Jeremiah is the model of a person called to mission despite the opposition of society. They do not quit. We have seen many similar individuals in our own lifetime — Gandhi, Martin Luther King, Mandela among others. Any sane or normal person would quit, but these people are not normal — they are God-inspired.

In a sense these individuals offer their bodies as living sacrifices, holy and acceptable, as Paul exhorts his followers to do in the Letter to the Romans. He provides a crucial bit of advice: do not let your minds be conformed to the world. When we forget this then self-preservation takes over and we are unduly concerned with our reputation, honour, advancement and personal safety. A person so consumed can never be a prophet because they are not free.
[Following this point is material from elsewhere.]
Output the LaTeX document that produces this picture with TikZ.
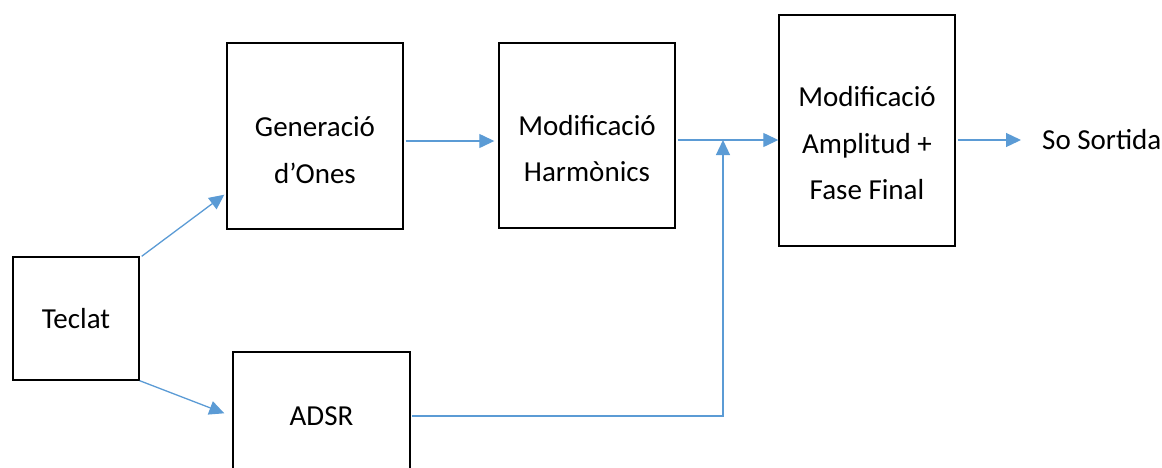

The continuation of the story of Peter’s confession underscores this point. After making a ringing confession of faith in Jesus as the Messiah and Son of the Living God Peter now shows how easy it is to slip back into conformity with the world. He was horrified that Jesus seemed to have taken leave of His senses: He kept talking about getting Himself killed in Jerusalem. Peter immediately protested vehemently and made moves to “protect” Jesus from harm. The response of Jesus is shocking — He turned on Peter and called him Satan, the adversary — and commanded him to get out of His way. Peter was presenting a temptation, just like in the desert, to worry about his well-being and safety and to place this before his mission from God. Jesus was upset because He recognized what a potent temptation it was, especially since it was cloaked in common sense and reason.  

Regardless of how hard we try to protect or prolong our life we will all die. But those who trust God enough to at least loosen their grip on life and do what is right without counting the cost will receive life in and with God.